Too many countries are jumping on the free healthcare bandwagon without first undertaking difficult but vital reforms of health infrastructure, writes Prof Kai Hong Phua.
THIS week, the World Health Organisation (WHO) is meeting in Geneva to discuss its agenda for the year ahead. In addition to pressing topics such as Ebola, officials will discuss the Sustainable Development Goals – the replacement for the United Nation’s Millennium Development Goals, due to expire this year.
There is increasing consensus that developing countries should commit to “Universal Health Coverage” – that is, reforming health systems so that everyone can access care without suffering crippling financial costs.

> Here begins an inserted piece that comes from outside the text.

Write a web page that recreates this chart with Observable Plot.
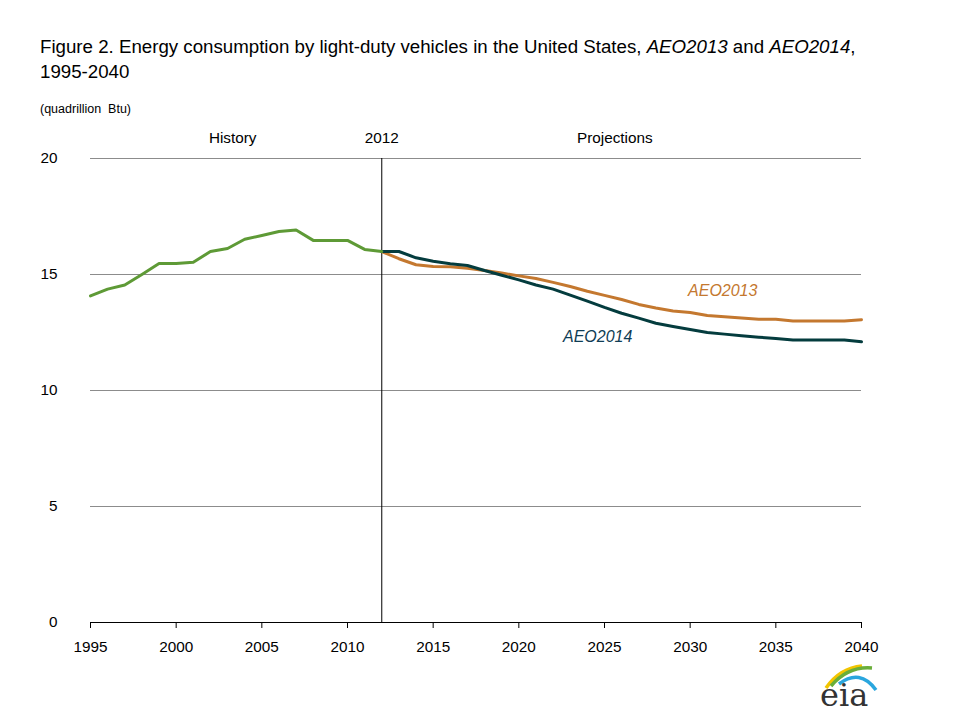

While the majority of people in developed countries take for granted that a hospital stay will not result in a catastrophic bill, people in developing countries are less fortunate. About 150 million people each year in these countries suffer financial catastrophe as a result of having to pay for healthcare, forcing people to choose between healthcare and housing, education, and even food.
Sadly, the signs are that WHO’s campaign will end up over-promising and under-delivering, just like WHO’s past populist battle cries such as the 1980’s “Health for all by the year 2000”.
This is because many of today’s proponents of Universal Health Coverage tend to conflate it with Universal Health Insurance, in which all citizens subscribe to a single government-controlled insurance fund, topped up with tax revenues. Such funds exist from the Philippines to Belize, and are the dominant model among countries moving towards Universal Health Coverage.
Universal Health Insurance is seen by many ideological groups as a magic bullet to address the woes of the healthcare system, by ensuring equality of access for all people, regardless of wealth, while mobilising extra money for hospitals and doctors.
If only it were this easy. Free healthcare is certainly politically alluring, but too many countries are jumping on this bandwagon without first undertaking difficult but vital reforms of health infrastructure. Giving people free access to care is useless if hospitals are decaying, quality is low, and doctors and nurses are too few.
This is the unfortunate reality in most developing countries, a situation compounded by poor governance. It is well known, for instance, that many doctors in China’s public hospitals in China routinely require illegal payments from patients.
Capacity problems are exacerbated if a seemingly “free” national health programme unleashes a tidal wave of new demand without accompanying health sector reform.
This is what happened in Indonesia in 2014 when it implemented its new national health insurance scheme without looking at the supply side.
That is not to say that Universal Health Coverage is an impossible dream for developing countries. But instead of thinking the task ends with instituting politically popular but unrealistic Universal Health Insurance, governments need to think carefully about how limited public sector resources can best be deployed.
One answer would be for governments to increase their spending on public health measures, such as improving sanitation and vaccination. This would be of enormous benefit to the poorest, who suffer a disproportionate burden of preventable infectious diseases.
Governments should also focus limited resources on supplying essential services to the poor, instead of trying to offer everything for free to everyone.
The private and non-profit sectors have an important role, but sadly many proponents of Universal Health Insurance tend to downplay their importance. In Africa, nearly 50% of patients currently use private or non-state providers, as do three quarters of the poorest children in Asia.
Instead of trying to duplicate their services in a misguided pursuit of social equality, governments should ensure the private sector serves the interests of the poor, through effective collaboration and partnership. Without its continued participation, Universal Health Coverage is the stuff of fantasy.
Despite only recently transitioning from developing to developed country status, Singapore has achieved and maintained Universal Health Coverage through its public-private financing mix of medical savings with targeted tax-based subsidies and catastrophic health insurance.
Later this year, it will expand and can sustain its Medishield Life insurance with premiums to be paid from Medisave accounts.
This combination of personal saving, cost-sharing and social protection for the poor makes it possible to cover everyone while promoting competition and innovation in the health sector, keeping a lid on costs and insulating future generations from ever-growing welfare liabilities as Singapore’s population rapidly ages.
The risk is without such competition and public-private sector involvement, the drive towards Universal Health Coverage will achieve little other than create new government insurance bureaucracies that cost a lot but achieve little.
By contrast, reform-minded countries like Singapore show that it can be achieved if governments are prepared to be bold.
Prof Kai Hong Phua is a professor of health and social policy at the Lee Kuan Yew School of Public Policy in Singapore. The views expressed here are entirely his own.